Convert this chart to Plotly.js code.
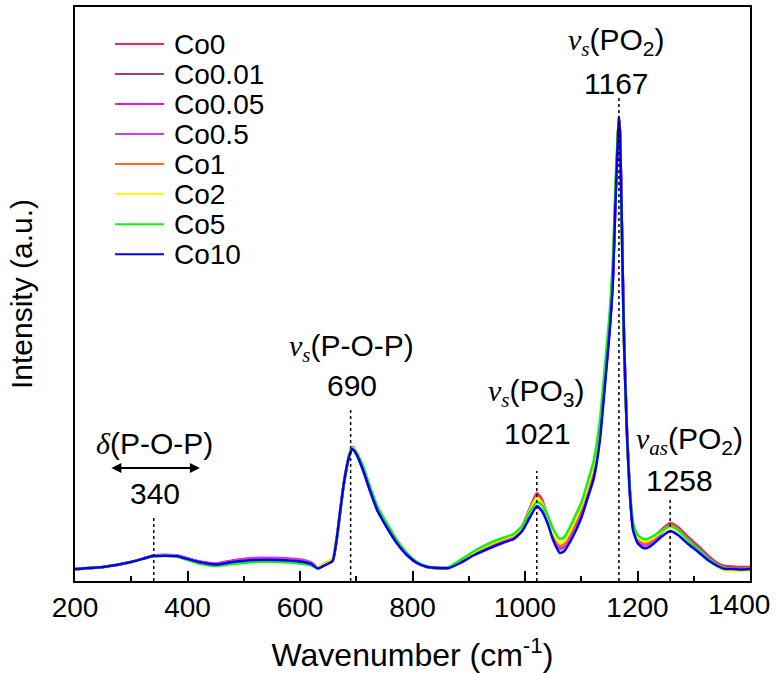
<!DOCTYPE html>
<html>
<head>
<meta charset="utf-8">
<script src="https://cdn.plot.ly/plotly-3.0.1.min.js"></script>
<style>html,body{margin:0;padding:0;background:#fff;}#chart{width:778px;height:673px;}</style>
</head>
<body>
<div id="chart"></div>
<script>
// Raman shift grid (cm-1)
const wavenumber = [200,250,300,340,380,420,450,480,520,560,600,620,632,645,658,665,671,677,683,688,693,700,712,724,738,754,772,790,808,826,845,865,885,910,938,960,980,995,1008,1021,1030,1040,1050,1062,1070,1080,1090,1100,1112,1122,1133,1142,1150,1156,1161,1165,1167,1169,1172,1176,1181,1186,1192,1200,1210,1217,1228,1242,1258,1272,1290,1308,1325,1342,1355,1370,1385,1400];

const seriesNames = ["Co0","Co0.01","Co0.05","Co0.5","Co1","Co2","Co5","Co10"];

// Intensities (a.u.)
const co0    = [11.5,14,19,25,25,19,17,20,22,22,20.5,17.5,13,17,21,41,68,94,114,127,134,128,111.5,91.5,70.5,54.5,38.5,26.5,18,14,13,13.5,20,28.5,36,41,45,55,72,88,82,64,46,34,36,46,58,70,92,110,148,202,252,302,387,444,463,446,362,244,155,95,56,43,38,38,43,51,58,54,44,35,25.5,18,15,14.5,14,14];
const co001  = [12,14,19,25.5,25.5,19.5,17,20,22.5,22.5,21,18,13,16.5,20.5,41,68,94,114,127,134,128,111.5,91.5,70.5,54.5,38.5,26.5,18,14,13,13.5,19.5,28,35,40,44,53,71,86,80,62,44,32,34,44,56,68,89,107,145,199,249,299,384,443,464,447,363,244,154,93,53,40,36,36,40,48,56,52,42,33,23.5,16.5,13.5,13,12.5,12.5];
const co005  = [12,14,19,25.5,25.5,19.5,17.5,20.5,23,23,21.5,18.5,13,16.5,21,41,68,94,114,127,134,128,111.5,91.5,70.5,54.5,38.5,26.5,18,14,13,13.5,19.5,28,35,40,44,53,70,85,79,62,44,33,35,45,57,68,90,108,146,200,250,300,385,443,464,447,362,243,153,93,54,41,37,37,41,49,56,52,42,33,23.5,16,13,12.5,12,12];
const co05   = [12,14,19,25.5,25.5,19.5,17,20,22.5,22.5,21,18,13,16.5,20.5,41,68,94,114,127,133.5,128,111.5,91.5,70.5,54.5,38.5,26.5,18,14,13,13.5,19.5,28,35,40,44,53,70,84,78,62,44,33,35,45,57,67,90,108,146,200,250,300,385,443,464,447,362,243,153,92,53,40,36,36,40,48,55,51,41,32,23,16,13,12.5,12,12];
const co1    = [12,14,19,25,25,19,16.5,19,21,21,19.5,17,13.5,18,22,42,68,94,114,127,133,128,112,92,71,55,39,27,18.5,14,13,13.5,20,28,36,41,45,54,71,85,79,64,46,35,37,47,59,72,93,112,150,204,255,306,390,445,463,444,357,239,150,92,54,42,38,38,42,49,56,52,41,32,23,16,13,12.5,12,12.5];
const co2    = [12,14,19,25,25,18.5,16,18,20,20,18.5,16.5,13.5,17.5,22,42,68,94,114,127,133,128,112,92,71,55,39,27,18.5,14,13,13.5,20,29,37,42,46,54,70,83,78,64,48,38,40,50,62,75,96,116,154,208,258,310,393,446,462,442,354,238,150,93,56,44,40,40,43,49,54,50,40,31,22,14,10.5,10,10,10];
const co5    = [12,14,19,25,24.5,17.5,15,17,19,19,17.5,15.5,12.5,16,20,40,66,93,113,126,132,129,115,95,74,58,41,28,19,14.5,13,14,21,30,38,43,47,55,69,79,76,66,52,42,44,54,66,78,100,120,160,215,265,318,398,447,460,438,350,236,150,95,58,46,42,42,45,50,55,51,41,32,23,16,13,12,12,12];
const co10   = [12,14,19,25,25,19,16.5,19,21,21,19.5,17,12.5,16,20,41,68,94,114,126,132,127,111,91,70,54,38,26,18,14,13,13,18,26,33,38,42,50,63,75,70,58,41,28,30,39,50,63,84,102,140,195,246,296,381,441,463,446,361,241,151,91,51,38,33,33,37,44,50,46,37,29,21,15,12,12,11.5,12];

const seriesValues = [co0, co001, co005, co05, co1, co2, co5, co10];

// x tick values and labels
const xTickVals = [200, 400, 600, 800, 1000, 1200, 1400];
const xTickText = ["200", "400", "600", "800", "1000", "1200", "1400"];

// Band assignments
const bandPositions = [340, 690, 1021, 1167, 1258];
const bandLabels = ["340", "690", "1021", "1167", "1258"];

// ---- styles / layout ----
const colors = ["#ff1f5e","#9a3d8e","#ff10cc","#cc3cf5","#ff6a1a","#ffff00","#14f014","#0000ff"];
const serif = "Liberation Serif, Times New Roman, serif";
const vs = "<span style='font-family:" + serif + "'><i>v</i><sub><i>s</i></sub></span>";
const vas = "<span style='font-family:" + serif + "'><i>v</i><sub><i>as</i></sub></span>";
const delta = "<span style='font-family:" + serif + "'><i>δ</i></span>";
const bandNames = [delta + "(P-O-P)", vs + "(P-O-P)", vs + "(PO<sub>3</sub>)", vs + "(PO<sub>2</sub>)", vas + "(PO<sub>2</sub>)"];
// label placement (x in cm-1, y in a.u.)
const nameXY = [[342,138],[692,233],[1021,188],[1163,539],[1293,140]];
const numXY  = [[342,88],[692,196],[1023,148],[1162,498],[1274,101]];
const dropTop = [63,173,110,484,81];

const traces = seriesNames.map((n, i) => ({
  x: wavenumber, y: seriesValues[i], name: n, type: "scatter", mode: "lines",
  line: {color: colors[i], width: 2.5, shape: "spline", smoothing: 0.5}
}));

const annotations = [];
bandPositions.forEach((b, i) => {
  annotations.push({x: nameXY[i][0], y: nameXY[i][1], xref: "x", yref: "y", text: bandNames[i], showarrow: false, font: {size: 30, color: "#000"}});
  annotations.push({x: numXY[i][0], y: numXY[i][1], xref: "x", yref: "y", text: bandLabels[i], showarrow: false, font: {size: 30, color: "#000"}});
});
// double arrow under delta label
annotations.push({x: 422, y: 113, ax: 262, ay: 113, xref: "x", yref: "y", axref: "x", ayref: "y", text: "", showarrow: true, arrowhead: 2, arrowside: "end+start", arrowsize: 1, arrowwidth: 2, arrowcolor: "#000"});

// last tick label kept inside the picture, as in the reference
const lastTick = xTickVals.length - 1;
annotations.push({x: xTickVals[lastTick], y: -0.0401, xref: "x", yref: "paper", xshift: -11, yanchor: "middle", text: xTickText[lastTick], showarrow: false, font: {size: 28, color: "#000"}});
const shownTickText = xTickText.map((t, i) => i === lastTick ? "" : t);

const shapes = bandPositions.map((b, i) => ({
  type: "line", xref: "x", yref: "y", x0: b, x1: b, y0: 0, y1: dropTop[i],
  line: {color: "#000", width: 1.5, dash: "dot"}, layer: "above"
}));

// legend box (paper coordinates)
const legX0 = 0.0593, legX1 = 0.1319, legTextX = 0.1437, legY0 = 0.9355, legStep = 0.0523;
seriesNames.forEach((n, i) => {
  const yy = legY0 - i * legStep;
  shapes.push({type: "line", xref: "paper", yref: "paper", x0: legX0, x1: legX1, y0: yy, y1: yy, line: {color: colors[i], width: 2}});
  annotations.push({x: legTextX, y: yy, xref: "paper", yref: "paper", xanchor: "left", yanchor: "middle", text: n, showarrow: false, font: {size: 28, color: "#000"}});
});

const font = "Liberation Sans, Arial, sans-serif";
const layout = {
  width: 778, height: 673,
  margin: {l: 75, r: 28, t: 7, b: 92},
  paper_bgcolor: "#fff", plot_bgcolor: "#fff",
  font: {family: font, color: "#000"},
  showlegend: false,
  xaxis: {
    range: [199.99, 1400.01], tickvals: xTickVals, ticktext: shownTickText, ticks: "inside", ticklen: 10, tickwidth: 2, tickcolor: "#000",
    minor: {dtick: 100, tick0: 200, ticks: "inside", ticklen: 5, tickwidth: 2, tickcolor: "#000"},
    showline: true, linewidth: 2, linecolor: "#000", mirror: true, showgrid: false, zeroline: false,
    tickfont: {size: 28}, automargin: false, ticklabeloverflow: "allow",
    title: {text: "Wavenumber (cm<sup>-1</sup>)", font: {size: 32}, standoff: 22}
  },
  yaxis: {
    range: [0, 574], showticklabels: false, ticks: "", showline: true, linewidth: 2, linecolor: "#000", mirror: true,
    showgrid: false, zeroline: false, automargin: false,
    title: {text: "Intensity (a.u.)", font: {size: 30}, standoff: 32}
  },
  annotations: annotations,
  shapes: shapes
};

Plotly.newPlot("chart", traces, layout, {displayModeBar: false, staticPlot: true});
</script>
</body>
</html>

▸ **Exercise prompt**: Every line holding "chart" should be copied out.

▸ **Task solution**:
Convert this chart to Plotly.js code.
<style>html,body{margin:0;padding:0;background:#fff;}#chart{width:778px;height:673px;}</style>
<div id="chart"></div>
Plotly.newPlot("chart", traces, layout, {displayModeBar: false, staticPlot: true});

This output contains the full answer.